Who could read that propaganda? Pompeii looks like an excellent laboratory for settling some of the much-contested questions about the extent and significance of literacy in the ancient world. Not so, really, because Pompeii, at least before the earthquake of 62, had been much better- off for many generations, and hence probably more literate, than most places in the western Roman Empire. But the main questions are normally taken to be: Who wrote all those graffiti and painted notices, and who was expected to understand them? Beard sees that these are hard questions to answer, but she gives in too easily to the argument that the graffiti in Pompeii’s famous brothel must have been written by poor men because the rich had slaves to provide them with casual sex, an argument that begs several major questions, and in fact proves nothing. She might have said more about the vital matter of schooling, formal and informal. And some readers will feel a need here for comparisons with other pre-modern towns. That, indeed, was an intractable problem for the entire project: a social historian is likely to want comparisons, while the prospective visitor to the site might find them intrusive.
Pompeii in 79 contained a huge number of graffiti. It also contained a huge number of metal artefacts, in metals precious and base: nails, locks, knives, carpenters’ tools, rakes and hoes and farm implements, pipes, kitchen and eating utensils, statues, jewellery, lamps and candelabra, horse and wagon paraphernalia, and gadgets that we do not understand, not to mention coins and many, many other things. The majority of these objects, except the coins, were made in Pompeii or neighbouring towns, with raw materials that were imported. Which raises a set of questions about the Pompeian economy, Beard’s weakest suit. In essence her model of the first-century economy is too “primitivist”, in spite of her attempt to distance herself from that school of thought.

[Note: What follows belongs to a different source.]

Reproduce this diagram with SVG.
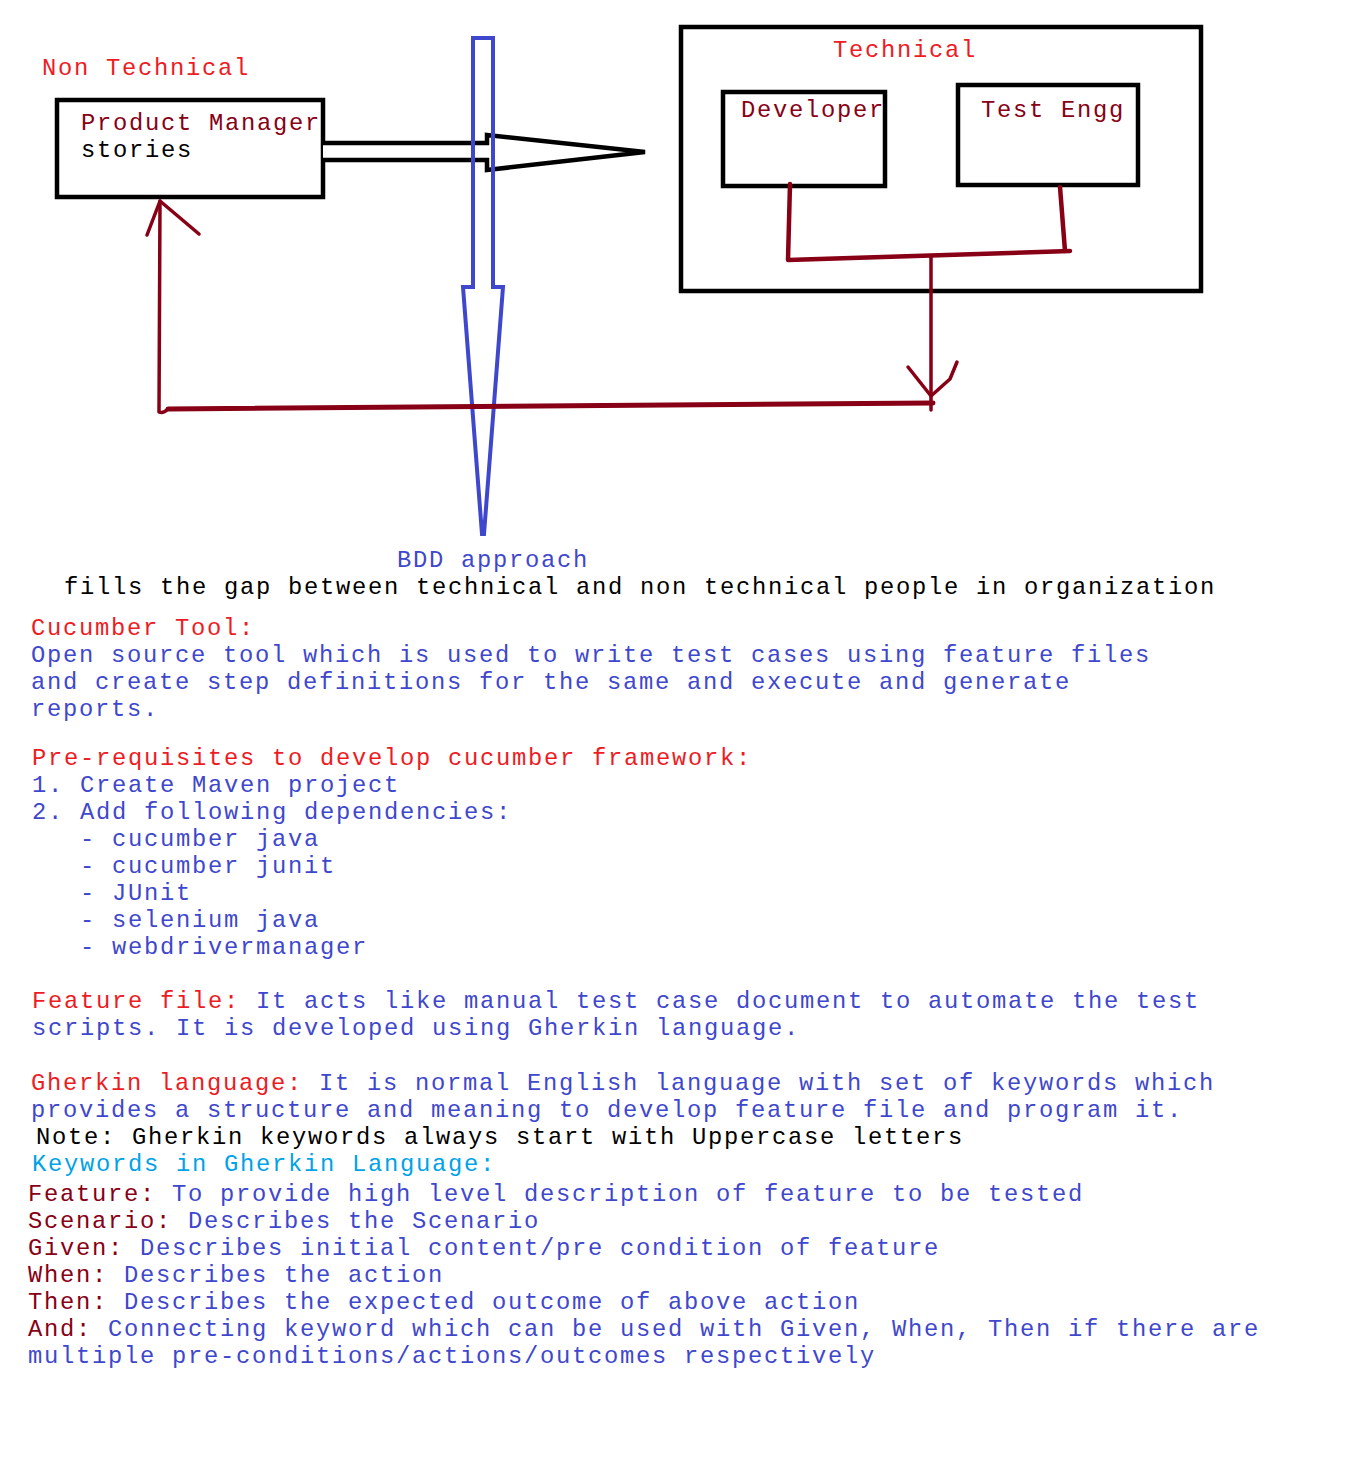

She is haunted by the concept of “staples”, even though her whole study powerfully suggests that there was strong demand for great numbers of things besides grain, olive oil and wine (what, incidentally, of the butchers? The great difference between this book and almost any social history of a medieval Italian town you care to open is the absence of the macellai). A second edition might look more closely at Roman Campania’s dynamic economy.
Finally, sex: in the face of the erotic art and graffiti, Beard keeps her head better than most other recent writers, taking the wind out of the sails of the over-excited American scholar who claimed to identify no fewer than forty-one Pompeian whorehouses. But when she judged the wall paintings in the House of the Chaste Lovers to be “decorous”, she must have been looking at the wrong wall.
This is an indispensable book for the Pompeian visitor, including those who know the site well. It succeeds in being wonderfully readable, though certain pages, with their “chaps” and “fiendishly difficult”, may make some readers feel that Professor Beard is talking down to them. My only real regret is that we did not get Herculaneum too.